Looks like he was coming aft from the salon??? And then went out the gate.
 
Had a muskrat nest in my exhaust. Chewed an elbow out for air supply and stuffed mill weed up the 7inch exhaust. Patched the fist size hole with a silicon baking liner and some high temp tape. Blew the nest out but the rat only took 15 minutes to chew my starboard side and disable the boat. Emergency haul out before it got in the engine room. Now have stainless grates in each underwater exhaust. Damage potential is high.
 
Keep the side doors closed, and do not leave a port the bugger can get through open.
The also do not like walking on rock salt, that typically keeps them off dock fingers and swim platforms. They HATE being chased away with a hose with a spray nozzle..:socool:
Lucky for them they don't taste like chicken
HOLLYWOOD
 
Had a muskrat nest in my exhaust. Chewed an elbow out for air supply and stuffed mill weed up the 7inch exhaust. Patched the fist size hole with a silicon baking liner and some high temp tape. Blew the nest out but the rat only took 15 minutes to chew my starboard side and disable the boat. Emergency haul out before it got in the engine room. Now have stainless grates in each underwater exhaust. Damage potential is high.

Wow. You just confirmed something I've long suspected.

When I bought my current boat, I noticed rubber plugs in the exhaust thru-hulls. The boat was kept in a marina that was inland quite a ways from the ocean, in nearly fresh water. I noticed other boats had the same plugs. I surmised that they must have had a muskrat problem.
 
Have spiders spinning webs and birds pooping, as well as bees plugging up fuel vent, but no otters yet.
 

I am voting for muskrat, just because it looks small and the wrong shape for otter (too round and squatty, tail really thin).

My sister had otter incursions at her dock in Skyline (Anacortes area). She resorted to a piece of plywood full of large nails which were hammered all the way through. Lash it in place over their usual ingress. Place containers of mothballs around as well. This solution worked :)
 
If you need to keep the transom door open for some reason, a little bowl of Listerine by the door will keep them out. I had river otters under my deck. Fire crackers dropped through the cracks wouldn't make them leave. Pouring Listerine through sent them running for the water. Moth balls also work. Use one at a time and keep the rest sealed in a glass jar.

Sea otters are protected under MMPA. River otters aren't even when in marine waters. They make nice slippers.
 
We have muskrats in our marina in Lake Washington. I keep two 5 inch fenders in the exhaust outlets when leaving the boat to keep them out. We used to have a live-a-board on an old Chris that could hear them in his exhaust. He would fire up the engines and shoot them across the fairway.
 

"In the United States Otters are protected under the Endangered Species Act." Statement from the Otter World website.

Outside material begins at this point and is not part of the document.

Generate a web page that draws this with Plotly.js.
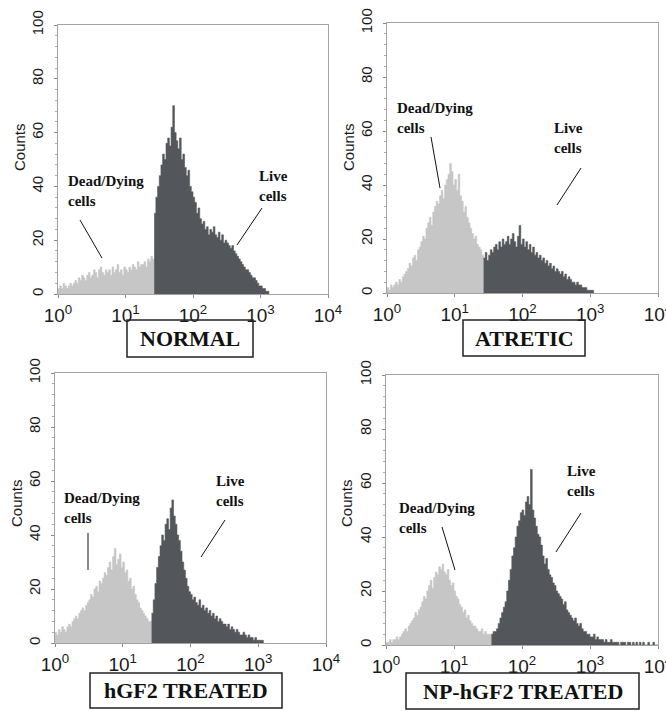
<!DOCTYPE html>
<html>
<head>
<meta charset="utf-8">
<script src="https://cdn.plot.ly/plotly-3.0.1.min.js"></script>
<style>html,body{margin:0;padding:0;background:#fff;}#chart{width:666px;height:711px;}</style>
</head>
<body>
<div id="chart"></div>
<script>
// ---- Data (counts per channel, 40 channels per decade) ----
const BINS_PER_DECADE = 40;
const panelNames = ["NORMAL", "ATRETIC", "hGF2 TREATED", "NP-hGF2 TREATED"];
const gateBins = [57, 57, 57, 62];   // first channel of the "live" gate

const normalDead = [2,3,2,4,3,2,3,4,3,4, 5,4,6,5,7,6,5,7,8,6, 7,9,8,6,9,10,8,7,9,8,
  9,7,10,8,9,11,8,9,7,10, 9,8,10,9,11,10,9,12,10,11, 11,12,10,13,12,14,13];
const normalLive = [30,36,40, 44,48,52,50,56,58,55,62,70,60, 57,54,58,50,52,47,44,46,40,38,
  36,34,30,32,28,26,27,24,25,22, 24,23,25,22,21,23,20,22,19,20,
  19,18,17,18,16,15,14,13,12,11, 10,9,9,8,7,6,6,5,4,3, 3,2,2,1,1];

const atreticDead = [2,1,3,2,3,4,3,5,4,6, 7,8,9,11,10,13,14,12,16,17, 19,21,20,24,26,28,25,30,32,34,
  33,36,38,35,40,42,44,48,45,40, 42,38,44,36,34,30,32,28,26,24, 22,20,21,18,17,16,14];
const atreticLive = [13,15,12, 14,16,15,17,18,16,19,17,20,18, 19,21,18,20,22,19,17,21,25,18,
  20,17,19,16,18,15,17,14,15,13, 14,12,13,11,12,10,11,9,10,8,
  9,8,7,8,6,7,5,6,5,4, 4,3,4,3,3,2,2,2,1,1, 1,1];

const hgf2Dead = [4,3,5,4,6,5,4,6,7,6, 8,9,10,9,11,12,13,12,14,15, 16,18,17,20,21,19,23,22,24,26,
  25,28,30,27,32,35,29,31,33,28, 30,26,27,23,24,20,21,18,16,15, 13,12,11,10,9,8,8];
const hgf2Live = [11,16,22, 28,32,36,40,38,44,46,42,50,53, 47,44,40,38,34,30,27,24,21,19,
  18,16,17,15,14,16,13,14,12,13, 11,12,10,11,9,10,8,9,8,7,
  7,6,7,5,6,5,4,5,4,3, 3,4,3,2,3,2,2,1,2,1, 1,1,1];

const npDead = [1,1,2,1,2,2,3,2,3,4, 5,6,5,7,8,9,10,12,11,13, 14,16,18,17,20,22,24,21,25,27,
  26,29,28,30,27,26,28,24,22,23, 20,18,17,15,14,12,13,10,11,9, 8,7,7,6,5,5,6,4,5,4, 4,4];
const npLive = [4,5,5,6,8,10,12,14, 16,20,24,28,33,36,40,44,46,49,
  50,48,53,55,52,65,50,47,44,41, 40,37,33,30,32,28,26,25,23,22,
  20,19,18,17,15,16,13,12,11,10, 9,10,8,7,8,6,5,5,4,4,
  3,3,4,2,3,2,2,2,1,2, 1,1,2,1,1,1,1,0,1,1,
  1,0,1,1,0,1,0,1,0,1, 0,1,0,0,1,0,0,1,0,0];

const deadSeries = [normalDead, atreticDead, hgf2Dead, npDead];
const liveSeries = [normalLive, atreticLive, hgf2Live, npLive];

const xTickVals = [1, 10, 100, 1000, 10000];
const xTickText = ["10<sup>0</sup>", "10<sup>1</sup>", "10<sup>2</sup>", "10<sup>3</sup>", "10<sup>4</sup>"];
const yTickVals = [0, 20, 40, 60, 80, 100];

// ---- Layout geometry (pixels of the 666x711 page) ----
const W = 666, H = 711;
const px = v => v / W;
const py = v => 1 - v / H;
const plotBoxes = [ // left, right, top, bottom
  [58, 328, 25, 294],
  [387, 658, 23, 293],
  [55, 326, 373, 643],
  [386, 658, 375, 645]
];
const labelBoxes = [
  [127, 253, 320, 357],
  [463, 585, 320, 356],
  [90, 282, 673, 708],
  [406, 639, 673, 709]
];
const deadText = [[66, 171], [395, 98], [62, 488], [397, 498]];
const liveText = [[257, 166], [552, 118], [214, 471], [565, 461]];
const deadLines = [[80,220,102,258],[431,137,440,188],[88,533,88,570],[442,527,455,570]];
const liveLines = [[262,208,237,245],[581,168,557,205],[225,520,201,557],[581,513,556,552]];
const countsPos = [[19, 147], [348, 147], [17, 503], [347, 503]];

const LIGHT = "#c6c6c6", DARK = "#53575b";

function stepTrace(values, startBin, color, idx) {
  const x = values.map((_, i) => Math.pow(10, (startBin + i) / BINS_PER_DECADE));
  const y = values.slice();
  x.push(Math.pow(10, (startBin + values.length) / BINS_PER_DECADE));
  y.push(0);
  const s = idx === 0 ? "" : String(idx + 1);
  return {
    type: "scatter", mode: "lines", x: x, y: y,
    line: {shape: "hv", width: 0.6, color: color},
    fill: "tozeroy", fillcolor: color,
    xaxis: "x" + s, yaxis: "y" + s, showlegend: false, hoverinfo: "skip"
  };
}

const data = [];
const layout = {
  width: W, height: H, margin: {l: 0, r: 0, t: 0, b: 0},
  paper_bgcolor: "#fff", plot_bgcolor: "#fff", showlegend: false,
  annotations: [], shapes: []
};

for (let k = 0; k < 4; k++) {
  data.push(stepTrace(deadSeries[k], 0, LIGHT, k));
  data.push(stepTrace(liveSeries[k], gateBins[k], DARK, k));
  const s = k === 0 ? "" : String(k + 1);
  const b = plotBoxes[k];
  layout["xaxis" + s] = {
    domain: [px(b[0]), px(b[1])], anchor: "y" + s, type: "log", range: [0, 4],
    tickmode: "array", tickvals: xTickVals, ticktext: xTickText,
    showline: true, mirror: true, linecolor: "#a3a3a3", linewidth: 1,
    ticks: "outside", ticklen: 3, tickcolor: "#888",
    showgrid: false, zeroline: false, ticklabelstandoff: 1, ticklabeloverflow: "allow",
    tickfont: {family: "Liberation Sans, Arial", size: 19, color: "#1a1a1a"}
  };
  layout["yaxis" + s] = {
    domain: [py(b[3]), py(b[2])], anchor: "x" + s, range: [0, 100],
    tickmode: "array", tickvals: yTickVals, tickangle: -90,
    showline: true, mirror: true, linecolor: "#a3a3a3", linewidth: 1,
    ticks: "outside", ticklen: 3, tickcolor: "#888",
    minor: {ticks: "outside", ticklen: 2, dtick: 4, tickcolor: "#aaa"},
    showgrid: false, zeroline: false, ticklabelstandoff: 5,
    tickfont: {family: "Liberation Sans, Arial", size: 15, color: "#1a1a1a"}
  };
  // Counts title
  layout.annotations.push({
    xref: "paper", yref: "paper", x: px(countsPos[k][0]), y: py(countsPos[k][1]),
    text: "Counts", textangle: -90, showarrow: false, xanchor: "center", yanchor: "middle",
    font: {family: "Liberation Sans, Arial", size: 15, color: "#1a1a1a"}
  });
  // cell labels
  layout.annotations.push({
    xref: "paper", yref: "paper", x: px(deadText[k][0]), y: py(deadText[k][1]),
    text: "<b>Dead/Dying<br>cells</b>", showarrow: false, xanchor: "left", yanchor: "top", align: "left",
    font: {family: "Liberation Serif, Times New Roman", size: 15, color: "#111"}
  });
  layout.annotations.push({
    xref: "paper", yref: "paper", x: px(liveText[k][0]), y: py(liveText[k][1]),
    text: "<b>Live<br>cells</b>", showarrow: false, xanchor: "left", yanchor: "top", align: "left",
    font: {family: "Liberation Serif, Times New Roman", size: 15, color: "#111"}
  });
  // pointer lines
  [deadLines[k], liveLines[k]].forEach(l => layout.shapes.push({
    type: "line", xref: "paper", yref: "paper",
    x0: px(l[0]), y0: py(l[1]), x1: px(l[2]), y1: py(l[3]),
    line: {color: "#111", width: 1}
  }));
  // labelled box under each panel
  const lb = labelBoxes[k];
  layout.shapes.push({
    type: "rect", xref: "paper", yref: "paper",
    x0: px(lb[0]), x1: px(lb[1]), y0: py(lb[3]), y1: py(lb[2]),
    line: {color: "#222", width: 1.5}, fillcolor: "rgba(0,0,0,0)"
  });
  layout.annotations.push({
    xref: "paper", yref: "paper", x: px((lb[0] + lb[1]) / 2), y: py((lb[2] + lb[3]) / 2),
    text: "<b>" + panelNames[k] + "</b>", showarrow: false, xanchor: "center", yanchor: "middle",
    font: {family: "Liberation Serif, Times New Roman", size: 22, color: "#111"}
  });
}

Plotly.newPlot("chart", data, layout, {staticPlot: true, displayModeBar: false});
</script>
</body>
</html>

Yes, some otters are protected under the MMPA and the Endangered Species Act. The southern sea otter (Enhydra lutris) is protected. The northern river otter (Lontra canadensis) is not. In fact the river otter has been making such a comeback that I don't think it is even listed as "vulnerable" anymore.

It appears that the website Otter World lumps them all together as protected even though it acknowledges that there are 13 different species in the world.

"In the United States, rats are protected under the Endangered Species Act." I found that on the website Rat World. But it is only the giant kangaroo rat (Dipodomys ingens) in California.